The Makeover Plan: Tweaks, Not Total Demolition
Instead of ripping out the circle entirely, transportation officials are focusing on a targeted redesign aimed at forcing slower speeds and clearer choices before drivers enter the intersection. The planned changes include re‑striping approaches, tightening entry angles, and upgrading signs and pavement markings so that drivers commit to the correct lane earlier, an approach consistent with how engineers in North Carolina have refined other roundabouts after observing crash patterns and driver behavior, as documented in state discussions of roundabout improvements.
The goal is to preserve the safety benefits that roundabouts can offer while addressing the specific quirks that have turned this one into a local headache. Officials point to statewide crash studies showing that when roundabouts replace traditional intersections on higher‑speed roads, total crashes and especially severe, right‑angle collisions drop significantly, a trend highlighted in a 2020 analysis of 13 North Carolina intersections on 55 mph roads where roundabout conversions led to measurable safety gains.
Why the State Still Believes in Roundabouts Despite the Wrecks
Given the frustration around this one circle, it’s fair to ask why North Carolina keeps building roundabouts at all. The answer, according to state transportation officials, is that the broader data still favors them: when designed and used correctly, they tend to reduce the most serious crashes, keep traffic moving during power outages, and handle growing traffic volumes without the constant stop‑and‑go of traditional signals, benefits that are central to the state’s push for more roundabout projects on busy corridors.
Local governments have also invested in public education to help drivers adapt, producing diagrams, FAQs, and outreach campaigns that explain how to choose lanes, yield, and share the circle with pedestrians and cyclists. Raleigh’s guidance, for example, walks through step‑by‑step instructions for approaching, entering, and exiting, emphasizing that lower speeds and predictable movements are what make these intersections safer in the long run, a message reinforced in the city’s detailed overview of roundabout use for everyday drivers.

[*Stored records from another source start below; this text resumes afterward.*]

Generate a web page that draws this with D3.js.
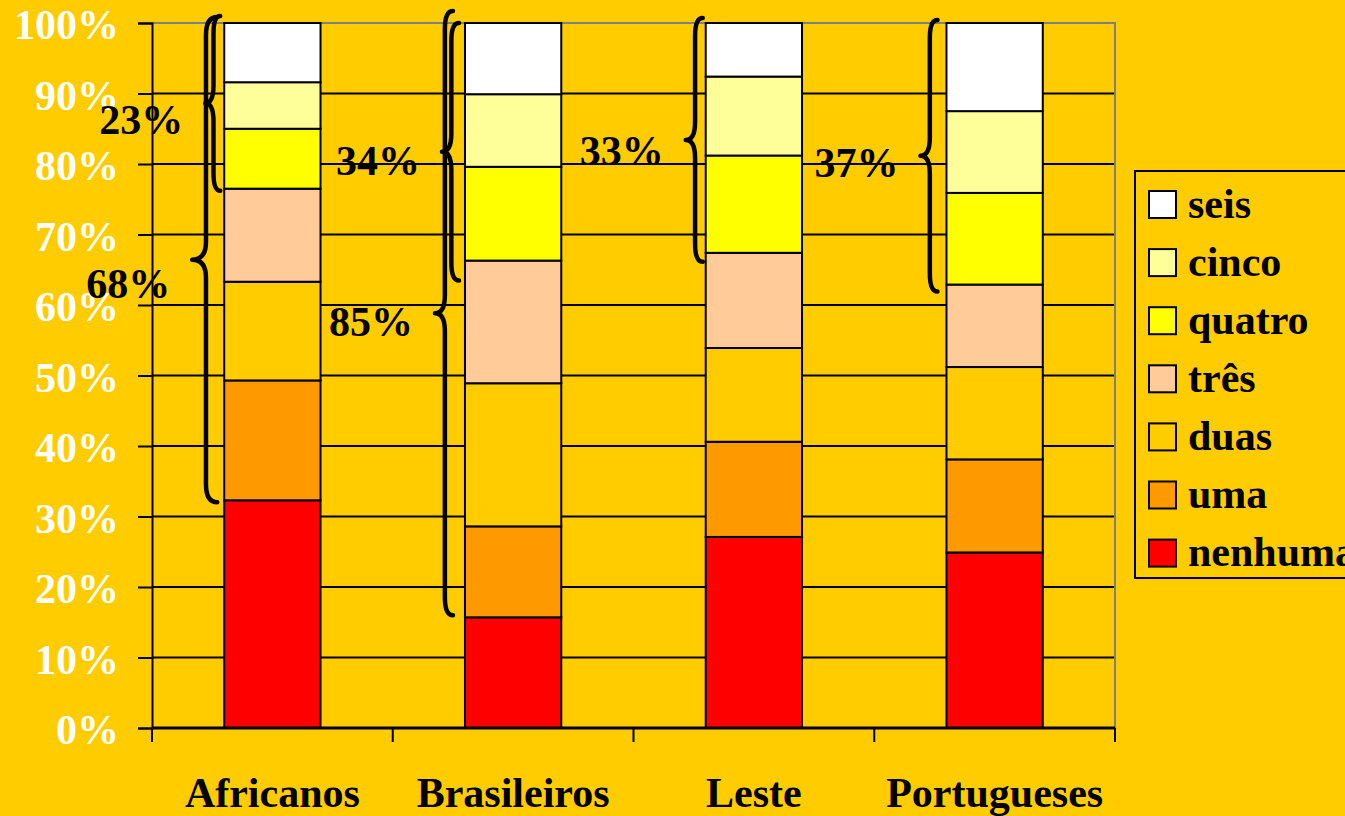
<!DOCTYPE html>
<html>
<head>
<meta charset="utf-8">
<script src="https://cdn.jsdelivr.net/npm/d3@7"></script>
<style>
  html, body { margin: 0; padding: 0; background: #FFCC00; overflow: hidden; }
  svg text { font-family: "Liberation Serif", "Times New Roman", serif; font-weight: bold; }
</style>
</head>
<body>
<div id="chart"></div>
<script>
// categories and series (percent of each group)
var categories = ['Africanos', 'Brasileiros', 'Leste', 'Portugueses'];
var seriesNames = ['nenhuma', 'uma', 'duas', 'três', 'quatro', 'cinco', 'seis'];
var nenhuma = [32.3, 15.7, 27.1, 24.9];
var uma     = [17.0, 12.9, 13.5, 13.2];
var duas    = [14.0, 20.3, 13.3, 13.1];
var tres    = [13.2, 17.4, 13.5, 11.7];
var quatro  = [8.5, 13.3, 13.8, 13.0];
var cinco   = [6.6, 10.3, 11.2, 11.6];
var seis    = [8.4, 10.1, 7.6, 12.5];
var yTicks = [0, 10, 20, 30, 40, 50, 60, 70, 80, 90, 100];

// brace annotations: label, group, series whose bottom the brace reaches down to
var braceLabels = ['23%', '68%', '34%', '85%', '33%', '37%'];
var braceCats   = ['Africanos', 'Africanos', 'Brasileiros', 'Brasileiros', 'Leste', 'Portugueses'];
var braceFrom   = ['quatro', 'uma', 'quatro', 'uma', 'quatro', 'quatro'];

var colors = {
  'nenhuma': '#FF0000', 'uma': '#FF9900', 'duas': '#FFCC00', 'três': '#FFCC99',
  'quatro': '#FFFF00', 'cinco': '#FFFF99', 'seis': '#FFFFFF'
};
var seriesValues = [nenhuma, uma, duas, tres, quatro, cinco, seis];

var rows = categories.map(function(c, i) {
  var r = { cat: c };
  seriesNames.forEach(function(s, j) { r[s] = seriesValues[j][i]; });
  return r;
});

var W = 1345, H = 816;
var plotL = 152, plotR = 1115, plotT = 23, plotB = 728;
var fs = 42;

var svg = d3.select('#chart').append('svg')
  .attr('width', W).attr('height', H);

var x = d3.scaleBand().domain(categories).range([plotL, plotR])
  .paddingInner(0.6).paddingOuter(0.3);
var xTick = d3.scaleBand().domain(categories).range([plotL, plotR]);
var y = d3.scaleLinear().domain([0, 100]).range([plotB, plotT]);

// gridlines
svg.append('g').selectAll('line').data(yTicks.slice(1, -1)).enter()
  .append('line')
  .attr('x1', plotL).attr('x2', plotR)
  .attr('y1', function(d) { return y(d); }).attr('y2', function(d) { return y(d); })
  .attr('stroke', '#000').attr('stroke-width', 2);

// plot border (top / right)
svg.append('path')
  .attr('d', 'M' + plotL + ',' + y(100) + 'H' + plotR + 'V' + y(0))
  .attr('fill', 'none').attr('stroke', '#808080').attr('stroke-width', 2);

// stacked bars
var stack = d3.stack().keys(seriesNames);
var layers = stack(rows);
svg.append('g').selectAll('g').data(layers).enter()
  .append('g')
  .attr('fill', function(d) { return colors[d.key]; })
  .selectAll('rect').data(function(d) { return d; }).enter()
  .append('rect')
  .attr('x', function(d) { return x(d.data.cat); })
  .attr('width', x.bandwidth())
  .attr('y', function(d) { return y(d[1]); })
  .attr('height', function(d) { return y(d[0]) - y(d[1]); })
  .attr('stroke', '#000').attr('stroke-width', 2);

// y axis
var yAxis = svg.append('g')
  .attr('transform', 'translate(' + plotL + ',0)')
  .call(d3.axisLeft(y).tickValues(yTicks).tickSize(14).tickPadding(19)
    .tickFormat(function(d) { return d + '%'; }));
yAxis.select('.domain').attr('stroke', '#000').attr('stroke-width', 2);
yAxis.selectAll('.tick line').attr('stroke', '#000').attr('stroke-width', 2);
yAxis.selectAll('.tick text')
  .attr('fill', '#fff').attr('font-size', fs).attr('dy', '0.37em')
  .style('font-family', '"Liberation Serif", serif').style('font-weight', 'bold');

// x axis
var xAxis = svg.append('g')
  .attr('transform', 'translate(0,' + plotB + ')')
  .call(d3.axisBottom(xTick).tickSize(0).tickPadding(49));
xAxis.select('.domain').remove();
xAxis.selectAll('.tick text')
  .attr('fill', '#000').attr('font-size', fs)
  .style('font-family', '"Liberation Serif", serif').style('font-weight', 'bold');
svg.append('line')
  .attr('x1', plotL).attr('x2', plotR).attr('y1', plotB).attr('y2', plotB)
  .attr('stroke', '#000').attr('stroke-width', 3);
var bounds = categories.map(function(c) { return xTick(c); }).concat([plotR]);
svg.append('g').selectAll('line').data(bounds).enter()
  .append('line')
  .attr('x1', function(d) { return d; }).attr('x2', function(d) { return d; })
  .attr('y1', plotB).attr('y2', plotB + 14)
  .attr('stroke', '#000').attr('stroke-width', 2);

// braces
var braceDx    = [-4, -7, -6, -12, -3, -9];
var braceDepth = [15, 25, 17, 18, 17, 17];
var braceTopPad = [7, 6, 0, 12, 5, 3];
var braceBotPad = [2, 2, 20, -2, 9, 7];
var labelDy = [31, 38, 23, 23, 25, 21];

function bracePath(xr, y0, y1, depth) {
  var xm = xr - depth * 0.45, xt = xr - depth, ym = (y0 + y1) / 2;
  var q = Math.min(18, (y1 - y0) / 8);
  return 'M' + xr + ',' + y0 +
    'Q' + xm + ',' + y0 + ' ' + xm + ',' + (y0 + q) +
    'L' + xm + ',' + (ym - q) +
    'Q' + xm + ',' + ym + ' ' + xt + ',' + ym +
    'Q' + xm + ',' + ym + ' ' + xm + ',' + (ym + q) +
    'L' + xm + ',' + (y1 - q) +
    'Q' + xm + ',' + y1 + ' ' + xr + ',' + y1;
}

var segByCat = {};
layers.forEach(function(l) {
  l.forEach(function(d) {
    segByCat[d.data.cat] = segByCat[d.data.cat] || {};
    segByCat[d.data.cat][l.key] = d;
  });
});

braceLabels.forEach(function(lab, i) {
  var cat = braceCats[i];
  var seg = segByCat[cat][braceFrom[i]];
  var xr = x(cat) + braceDx[i];
  var y0 = y(100) - braceTopPad[i];
  var y1 = y(seg[0]) + braceBotPad[i];
  svg.append('path')
    .attr('d', bracePath(xr, y0, y1, braceDepth[i]))
    .attr('fill', 'none').attr('stroke', '#000').attr('stroke-width', 4.5)
    .attr('stroke-linecap', 'round').attr('stroke-linejoin', 'round');
  svg.append('text')
    .attr('x', xr - braceDepth[i] - 22)
    .attr('y', (y0 + y1) / 2 + labelDy[i])
    .attr('text-anchor', 'end')
    .attr('font-size', fs).attr('fill', '#000')
    .text(lab);
});

// legend
var legend = svg.append('g');
legend.append('rect')
  .attr('x', 1135).attr('y', 171).attr('width', 260).attr('height', 407)
  .attr('fill', 'none').attr('stroke', '#000').attr('stroke-width', 2);
var legendOrder = seriesNames.slice().reverse();
var li = legend.selectAll('g.item').data(legendOrder).enter()
  .append('g').attr('class', 'item')
  .attr('transform', function(d, i) { return 'translate(1149,' + (204.5 + i * 58.1) + ')'; });
li.append('rect')
  .attr('x', 0).attr('y', -13.5).attr('width', 27).attr('height', 27)
  .attr('fill', function(d) { return colors[d]; })
  .attr('stroke', '#000').attr('stroke-width', 2);
li.append('text')
  .attr('x', 39).attr('y', 13)
  .attr('font-size', fs).attr('fill', '#000')
  .text(function(d) { return d; });
</script>
</body>
</html>
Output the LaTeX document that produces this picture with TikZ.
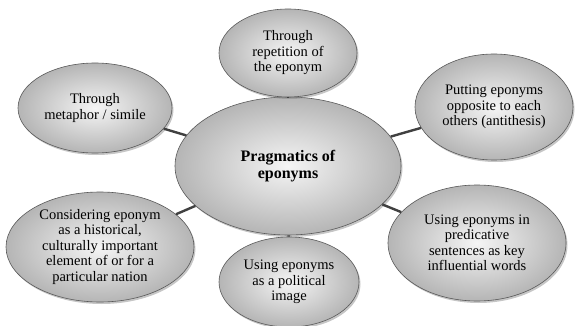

What Drivers Can Do Now While the Redesign Rolls Out
While the physical makeover moves through design and construction, the only immediate tools drivers have are caution and better habits. That means slowing down well before the circle, choosing the correct lane based on where you plan to exit, and committing to that lane instead of weaving at the last second—behaviors that safety campaigns across the state have urged for years in response to recurring problems at complex intersections, including those highlighted in earlier traffic safety reports on confusing junctions.
For people who feel anxious every time they approach this circle, it can help to think of it less as a unique menace and more as a flawed example of a tool that generally works when it’s designed and used correctly. The same principles that make other North Carolina roundabouts safer—lower speeds, clear right‑of‑way, and predictable lane choices—will guide the redesign here, and if the state’s broader experience with modern roundabouts is any indication, the circle that once felt like a crash magnet may eventually become just another part of the daily commute, much like the intersections described in the state’s evolving roundabout history as drivers and engineers learn together.